As far as Back To The Future lore goes, it's the biggest question that bugged me for several years. It's explained in the first film that to operate the time machine, you begin by turning the time circuits on. You enter your destination time, get the DeLorean up to 88 MPH, and there you go, you've traveled through time!
But that wasn't good enough for me. I always assumed the time machine required precise math to arrive at the precise time, and traveling faster than 88 MPH could throw those calculations off with disastrous consequences. But that was under the assumption the time machine did it's magic by traveling faster than the speed of light. At least, hanging around nerds at an impressionable age, it's what they all thought. Turns out though, that's not how it works. If you look at the roof of the DeLorean in the middle-back, you will see a small silver box. I would post a screenshot from the movie, but I currently have no way of watching the movie besides on my iPad, which of course doesn't allow screenshots in the Videos app, so you'll have to do with this picture I took of the 1/64 Hot Wheels model. I've added an arrow to show where to look:

So what is this box? According to these TMR Trading Cards, it's a "Tachyon field generator", which for simplicity's sake, works in much the same way as a wormhole generator.
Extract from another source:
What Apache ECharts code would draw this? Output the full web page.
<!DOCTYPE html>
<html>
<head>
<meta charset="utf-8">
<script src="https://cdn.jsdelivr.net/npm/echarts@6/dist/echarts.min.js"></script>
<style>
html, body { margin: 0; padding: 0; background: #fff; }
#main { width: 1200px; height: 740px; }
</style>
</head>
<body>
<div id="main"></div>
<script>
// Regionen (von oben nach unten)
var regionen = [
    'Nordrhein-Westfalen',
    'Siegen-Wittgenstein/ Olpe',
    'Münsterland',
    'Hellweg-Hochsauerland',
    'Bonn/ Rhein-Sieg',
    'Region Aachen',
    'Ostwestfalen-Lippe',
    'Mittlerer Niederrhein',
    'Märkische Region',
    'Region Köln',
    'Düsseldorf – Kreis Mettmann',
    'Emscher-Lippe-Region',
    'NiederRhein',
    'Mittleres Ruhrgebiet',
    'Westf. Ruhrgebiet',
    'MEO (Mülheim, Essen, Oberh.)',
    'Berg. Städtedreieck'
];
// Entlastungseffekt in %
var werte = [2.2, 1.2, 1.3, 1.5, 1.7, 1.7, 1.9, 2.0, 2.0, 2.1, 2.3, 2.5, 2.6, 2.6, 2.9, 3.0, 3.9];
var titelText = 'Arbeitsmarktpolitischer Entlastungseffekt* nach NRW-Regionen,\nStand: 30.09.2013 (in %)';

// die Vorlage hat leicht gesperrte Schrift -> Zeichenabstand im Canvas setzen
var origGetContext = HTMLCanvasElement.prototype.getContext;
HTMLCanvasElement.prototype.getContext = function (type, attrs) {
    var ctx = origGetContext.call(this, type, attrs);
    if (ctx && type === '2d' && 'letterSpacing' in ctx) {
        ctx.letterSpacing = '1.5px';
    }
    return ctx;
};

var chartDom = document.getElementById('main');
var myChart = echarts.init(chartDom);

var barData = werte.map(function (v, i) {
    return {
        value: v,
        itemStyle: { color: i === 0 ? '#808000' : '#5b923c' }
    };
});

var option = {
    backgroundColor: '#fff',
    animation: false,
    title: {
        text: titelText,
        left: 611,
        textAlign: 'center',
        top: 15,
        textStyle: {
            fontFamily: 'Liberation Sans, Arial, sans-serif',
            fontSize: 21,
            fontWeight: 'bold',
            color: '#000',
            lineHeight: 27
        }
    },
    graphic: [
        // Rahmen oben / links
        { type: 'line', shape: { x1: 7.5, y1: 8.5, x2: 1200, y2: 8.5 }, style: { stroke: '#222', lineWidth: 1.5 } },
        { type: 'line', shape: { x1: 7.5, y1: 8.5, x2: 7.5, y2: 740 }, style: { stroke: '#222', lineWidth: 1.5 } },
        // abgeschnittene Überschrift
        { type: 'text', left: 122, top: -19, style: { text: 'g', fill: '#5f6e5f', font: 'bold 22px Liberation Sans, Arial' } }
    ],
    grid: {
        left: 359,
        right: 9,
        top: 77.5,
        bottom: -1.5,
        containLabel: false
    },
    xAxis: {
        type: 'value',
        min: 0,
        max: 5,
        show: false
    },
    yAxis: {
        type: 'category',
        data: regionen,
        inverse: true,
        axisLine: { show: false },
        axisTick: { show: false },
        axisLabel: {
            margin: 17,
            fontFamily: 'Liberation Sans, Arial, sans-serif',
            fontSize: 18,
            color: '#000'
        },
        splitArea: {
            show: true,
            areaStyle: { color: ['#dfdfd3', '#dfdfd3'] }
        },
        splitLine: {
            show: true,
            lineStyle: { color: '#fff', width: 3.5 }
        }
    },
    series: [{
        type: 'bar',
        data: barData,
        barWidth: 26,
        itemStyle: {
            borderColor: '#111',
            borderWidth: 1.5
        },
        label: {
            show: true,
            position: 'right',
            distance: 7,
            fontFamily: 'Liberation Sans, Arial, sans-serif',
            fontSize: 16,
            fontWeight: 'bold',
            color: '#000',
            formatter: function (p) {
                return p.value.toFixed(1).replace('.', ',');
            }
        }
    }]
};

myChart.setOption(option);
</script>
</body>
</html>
How I interpret this is the time machine never reaches light speed, instead it's actually a wormhole generator on wheels. Using this conclusion it's logical to assume the reason the DeLorean must reach 88 MPH is that the wormhole can only stay open for a very brief moment, and 88 MPH is how fast it must travel to make it through in one piece before it closes and cuts it in half.
So to answer the question, what happens when you turn on the time circuits when the DeLorean is going past 88 MPH? It's hard to know how the time cicuits handle flukes like this, but my guess is it will immediately send the time machine back to whatever was last entered. And as for messing up the accuracy of temporal displacement, it doesn't matter because the time machine is making it through the wormhole anyway.
This of course is partly in-universe canon, partly fan-canon. None of this applies to technical or production decisions in real life, for example, how 88 MPH was chosen as the magic speed because it lights up every segment of a seven-segment display, looking far cooler than had the display been partially lit. This is just trying to explain the logic inside the world of Back To The Future.
That's basically all, I just felt like sharing this with the world, as not many people have talked about this on the net. Other than one person asking this question on Quora some time ago *EDIT, 2020-9-23, I just learned a user on Stack Exchange by the name of Sobrique discussed this same topic in 2015*, that's about it. Well, thanks for reading. Stay safe, take care and carry on.